13/05/1993 Exposé de Pierre Mounier-Kuhn (Histoire)

Centre Histoire de l'Europe moderne (Université Paris VI Sorbonne)

Les relations recherche-industrie en informatique en France, avant 1960

Dans tous les pays avancés, on observer un même modèle de développement des ordinateurs : un laboratoire universitaire innove en construisant une machine ; puis les chercheurs transfèrent leur compétence à une firme industrielle qu'ils fondent ou par laquelle ils se font recruter. Partout une collaboration assez étroite s'établit entre le laboratoire et l'industrie. Seules exceptions notoires : Elliot en Angleterre qui construit des calculateurs analogiques, puis des ordinateurs, indépendamment des universitaires, ainsi que ERA aux USA.

Ce modèle n'est pas viable en France. Pourquoi ?

Il y eut d'abord Louis Couffignal, directeur de l'Institut Blaise Pascal (CNRS), il bloqua d'autres projets jusqu'à ce que Logabax, qui devait réaliser sa machine non viable, déposât son bilan en 1952.

A l'Institut d'optique, André Maréchal avait construit, pour sa thèse, un analyseur différentiel (analogique et mécanique). A la fin des années 40, le CNRS lui refusa les moyens de construire un calculateur électronique. Il achètera plus tard un IBM 604.

Le cristallographe Jean Rose construisit un calculateur mécanique pour calculer les séries de Fourier, qui fonctionna au Cnet, mais qui ne donna lieu à aucune industrialisation.
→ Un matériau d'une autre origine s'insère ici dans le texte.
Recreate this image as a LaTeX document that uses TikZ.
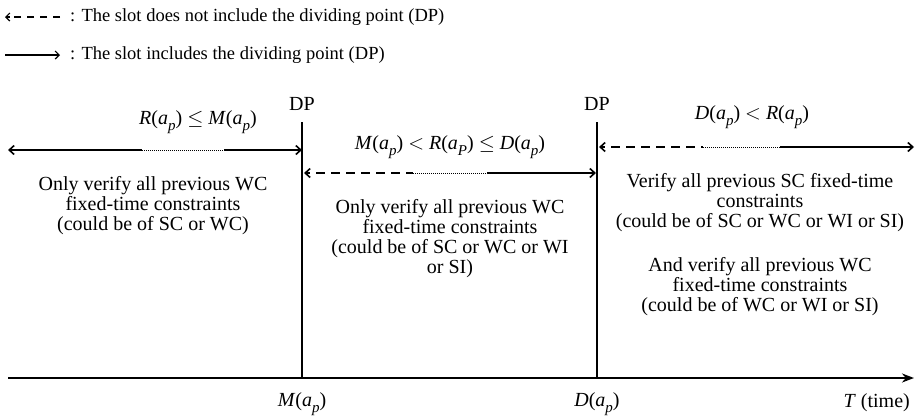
\documentclass[tikz,border=0pt]{standalone}
\usepackage{fontspec}
\setmainfont{Liberation Serif}
\usetikzlibrary{arrows.meta}
\newcommand{\sbp}[1]{\raisebox{-5.5pt}{\fontsize{15}{15}\selectfont\textit{#1}}}
\newcommand{\apx}{\textit{a}\sbp{p}}
\newcommand{\aPx}{\textit{a}\sbp{P}}
\newcommand{\rle}{\ $\leq$\ }
\newcommand{\rlt}{\ $<$\ }
\begin{document}
\begin{tikzpicture}[x=1pt,y=-1pt,
  >={Straight Barb[length=5pt,width=9pt,line width=1.6pt]},
  txt/.style={font=\fontsize{20}{20}\selectfont, inner sep=0pt},
  legtxt/.style={font=\fontsize{18.5}{20}\selectfont, inner sep=0pt},
  blk/.style={txt, align=center},
  main/.style={line width=1.8pt},
  dotseg/.style={line width=1pt, dash pattern=on 1pt off 1pt},
  dashseg/.style={line width=1.8pt, dash pattern=on 9pt off 6pt},
  divline/.style={line width=1.6pt}]
\useasboundingbox (0,0) rectangle (919,418);
% legend
\coordinate (l1a) at (5,17); \coordinate (l1b) at (60,17);
\coordinate (l2a) at (5,55); \coordinate (l2b) at (60,55);
\draw[line width=1.3pt, dash pattern=on 7pt off 6pt] (l1b) -- ([xshift=5pt]l1a);
\draw[line width=1.3pt, {Straight Barb[length=4pt,width=8pt,line width=1.2pt]}-] (l1a) -- ([xshift=5pt]l1a);
\draw[line width=1.3pt, -{Straight Barb[length=4pt,width=8pt,line width=1.2pt]}] (l2a) -- (l2b);
\node[legtxt, anchor=west] (leg1) at (70,17) {: The slot does not include the dividing point (DP)};
\node[legtxt, anchor=west] (leg2) at (70,55) {: The slot includes the dividing point (DP)};
% dividing lines
\coordinate (m1) at (302,122); \coordinate (m0) at (302,378);
\coordinate (d1) at (597,122); \coordinate (d0) at (597,378);
\draw[divline] (m1) -- (m0);
\draw[divline] (d1) -- (d0);
\node[txt] (dp1) at (302,104) {DP};
\node[txt] (dp2) at (597,104) {DP};
% axis
\coordinate (ax0) at (8,378); \coordinate (ax1) at (914,378);
\draw[line width=2pt, -{Stealth[length=12pt,width=9pt]}] (ax0) -- (ax1);
\node[txt] (ml) at (302,404) {\textit{M}(\apx)};
\node[txt] (dl) at (597,404) {\textit{D}(\apx)};
\node[txt, anchor=east] (tl) at (910,403) {\textit{T} (time)};
% top-left slot
\coordinate (a1) at (8,150); \coordinate (a2) at (142,150); \coordinate (a3) at (224,150); \coordinate (a4) at (302,150);
\draw[main, <-] (a1) -- (a2);
\draw[dotseg] (a2) -- (a3);
\draw[main, ->] (a3) -- (a4);
\node[txt] (lab1) at (198,122) {\textit{R}(\apx)\rle\textit{M}(\apx)};
% middle slot
\coordinate (b1) at (304,173); \coordinate (b2) at (413,173); \coordinate (b3) at (487,173); \coordinate (b4) at (596,173);
\draw[main, <-] (b1) -- ([xshift=6pt]b1);
\draw[dashseg] ([xshift=12pt]b1) -- (b2);
\draw[dotseg] (b2) -- (b3);
\draw[main, ->] (b3) -- (b4);
\node[txt] (lab2) at (450,147) {\textit{M}(\apx)\rlt\textit{R}(\aPx)\rle\textit{D}(\apx)};
% right slot
\coordinate (c1) at (599,147); \coordinate (c2) at (703,147); \coordinate (c3) at (780,147); \coordinate (c4) at (914,147);
\draw[main, <-] (c1) -- ([xshift=6pt]c1);
\draw[dashseg] ([xshift=12pt]c1) -- (c2);
\draw[dotseg] (c2) -- (c3);
\draw[main, ->] (c3) -- (c4);
\node[txt] (lab3) at (752,117) {\textit{D}(\apx)\rlt\textit{R}(\apx)};
% blocks
\node[blk, anchor=north] (t1) at (153,176) {Only verify all previous WC\\fixed-time constraints\\(could be of SC or WC)};
\node[blk, anchor=north] (t2) at (450,199) {Only verify all previous WC\\fixed-time constraints\\(could be of SC or WC or WI\\or SI)};
\node[blk, anchor=north] (t3) at (760,173) {Verify all previous SC fixed-time\\constraints\\(could be of SC or WC or WI or SI)};
\node[blk, anchor=north] (t4) at (760,257) {And verify all previous WC\\fixed-time constraints\\(could be of WC or WI or SI)};
\end{tikzpicture}
\end{document}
En conséquence, l'industrie française des ordinateurs ne peut compter que sur elle-même :
- la SEA faisait elle-même ses recherches ;
- Bull faisait peu de recherche, fabriquait des machines fiables mais peu évoluées; son "Gamma 60" en 1960, chef d'oeuvre
électronique, manquait de programmation ; les contacts avec les laboratoires eurent lieu trop tard ;
- à partir de 1960, CSF, CGE, Thomson etc. fabriquèrent des ordinateurs sous licences américaines.

Autre conséquence : ne disposant pas de machines avant la fin des années 50, les universitaires ont pris du retard dans la formation des programmeurs scientifiques. En outre, l'image d'échec liée à l'informatique dans la recherche publique aggrave le mépris pour le machines, la méfiance à l'égard des sciences de l'ingénieur et creuse encore le fossé entre la recherche et
l'industrie.

Pourquoi ? La France avait des électroniciens, des mathématiciens ... PMK propose deux explications :

- Il existait une grande distance entre la recherche et l'industrie. Les grandes écoles d'ingénieurs n'avaient pas de laboratoires de recherche. Il existait une tradition artisanale dans les laboratoires français, avec une déficience à gérer des grands projets. Ce n'est qu'après 1960 qu'on a pu développer des projets en collaboration à long terme, grâce à la création de la DGRST et de la DRME.

- Le marché du calcul était faible en France, dans le milieu scientifique comme dans celui de la gestion, sous-équipé. D'ailleurs, il n'y a pas de grands noms français dans la recherche en calcul numérique au milieu du siècle. Cette méfiance à l'égard du calcul est peut-être liée à une certaine idée de la science désintéressée, noble, qui se refus à descendre du monde des idées.

La déficience de la recherche académique durant cette période a induit le retard français de 5 a 10 ans, qui a perduré.

Ce n'est que vers la fin des années 50 qu'on put observer en France le schéma exposé ci-dessus :
- le Cnet construisit Ramsès pour le contrôle des lignes téléphoniques, qui servira à Alcatel pour donner à la France une position de pointe dans les télécommunications ;
- au laboratoire d'automatique de Grenoble, René Perret conçut un calculateur, industrialisé par Télémécanique.